If you are going the quick and dirty route then cash is definitely a better idea.

Alternatively, just ask people what they'd like - 2 or 3 specific suggestions and you just go and get it or order it online and have it sent.

This avoids impulse buying and allows you to budget and remain relaxed at Christmas.

Because after all, appreciating your friends and family and taking time to reflect are what Christmas is really all about.

You never know when your time's up - focus on the good stuff.

Merry Christmas to all.

Posted December 24, 2007 11:14 AM



I'm reluctant to give cash except when it's apparent that's what the recipient would prefer. However, I would be even more reluctant to make someone a hostage to a particular store--for that reason alone, I would never give a gift card.

If you want to give money, at least give it with no strings attached and let the person make their own decisions about where and how to spend it.

Posted December 24, 2007 11:06 AM

W Hebert

I cannot count how many times I tortured myself to find the right gift - only to be dissappointed that the individual already has it or ended up returning it.

We live in a culture of mass consumption. Individuals can buy what they want, when they want it. Most of us are so content in terms of material posessions that Christmas is a consumption anti-climax.
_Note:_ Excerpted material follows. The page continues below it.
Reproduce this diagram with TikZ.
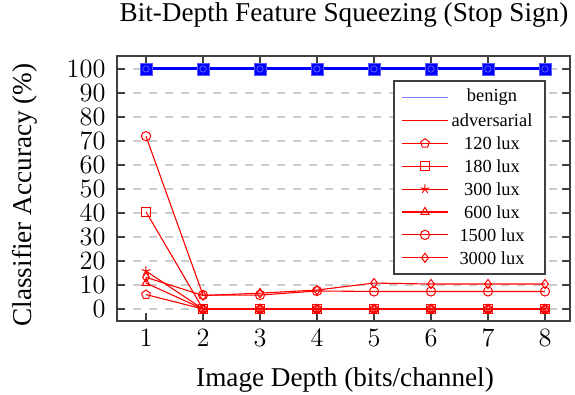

Lets face it -Christmas (as we know it) is everyday in our culture.

I occasionally give cash to teenager friends and family in order to allow them to buy exactly what they want.

I have never thought less of anyone for giving me a cash gift.

"Never look a gift horse in the mouth" cash or otherwise. What ever happened to "judge not, lest ye be judged by others"?

Posted December 24, 2007 10:57 AM



Did I just read someone say cash is lazy?! It doesn't take a much brain power to conclude that the guilt-reducing and laze-inducing gift cards are much worse than cash! Gift cards are a favor to the giver and much more to the retailer.

I have little respect for cash gifts. I have NO respect for gift cards.

Simply put: Christmas currently reeks more of ugly consumerism that a relaxing and enjoyable celebration.

How about a Holiday from the '30 Billion Dollar Christmas Retail Season?'

Posted December 24, 2007 10:54 AM



Though it's not a Canadian statistic, it's something you should consider before buying a gift card:

In the U.S., an estimated $8 Billion - you heard me, EIGHT BILLION DOLLARS - in gift cards either goes unused and expires or is swallowed up by administration fees on an annual basis.

Retail loves the gift card racket. You're paying a store BEFORE you even buy anything there.

Seriously, ask yourself: who's really getting the "gift" when you buy a gift card? Or better yet: when was the last time you didn't use cash it was given to you?

Posted December 24, 2007 10:46 AM


There is no gst or pst added to the value of a gift card. Once a product is purchased with the card then the taxes are applied. All one is doing with a card is putting aside a certain amount on credit with a company for someone to purchase.

For me - cash or card - are both acceptable year round. Cards are more convenient for long distance gifting. If someone sends a cheque and you have to wait so many days for the cheque to clear the banking institutions that is a waste of time. Only people making money are the banks on holding funds in their pocket and making interest on their investments.

Posted December 24, 2007 10:41 AM


It's always about money isn't it?

We have lost so much about Christmas, that it hardly resembles what it once was,or was supposed to be.
We are so consumed with the commercialism that people actually cause themselves serious financial hardship for the rest of the year,and their children demand(yes,demand)the latest high tech toys, just to keep up with their friends!

Christmas now belongs to the retailers and the credit card companies, and we bought into it all!
We blew it!

Posted December 24, 2007 10:39 AM



I hate shopping, and prefer getting a present, wrapped up, and under the tree. It looks nice, and is a surprise. But the people on my list who love shopping, prefer a gift card. They want to get out there, and hunt.

Posted December 24, 2007 10:38 AM

Charlene Smith


Wasn't one of the problems with gift cards that some has an expiry date?

I know we have considered using them but on the other hand,we usually buy what them what they need rather than what they want.

ie;winter coats and snow pants,boots,etc.

Posted December 24, 2007 10:21 AM

Allan Eizinas


So of the $1000 in gift cards that you have purchased for you friends and children, you can expect that $750 will actually be spent and the other $250 will be your gift to the store.

Considering that the company is getting 25% off the top, who will be the first one to offer the $100 gift card for $90 (still getting 15% off the top) and begin a low ball bidding war?

It appears that if you want someone to receive your money then you should give cash. It may even be more prudent to write a cheque so that you would have the option of stopping payment after you see the gift that you have received from the individual.

BTW – Do you pay GST and or PST on the purchase of gift cards?

Posted December 24, 2007 09:52 AM


Gimme cash, cash, cash!!

Nothing crass about cash!! Cash folds nicely, it crinkles to the touch.

Posted December 24, 2007 09:46 AM



Cash is lazy. A gift card at least shows a minimum of thought.

Consumers Association of Canada are missing what Christmas giving is all about. Some gifts are never used, or are useless, ugly or somehow not really liked by the receipiant. But that's not the point, it's the thought that counts.

It's better to give an unintentionally bad yet thoughtful gift than cold hard thoughtless cash.

Posted December 24, 2007 09:36 AM



Cash is so impersonal though. At least a gift card requires minimal thought.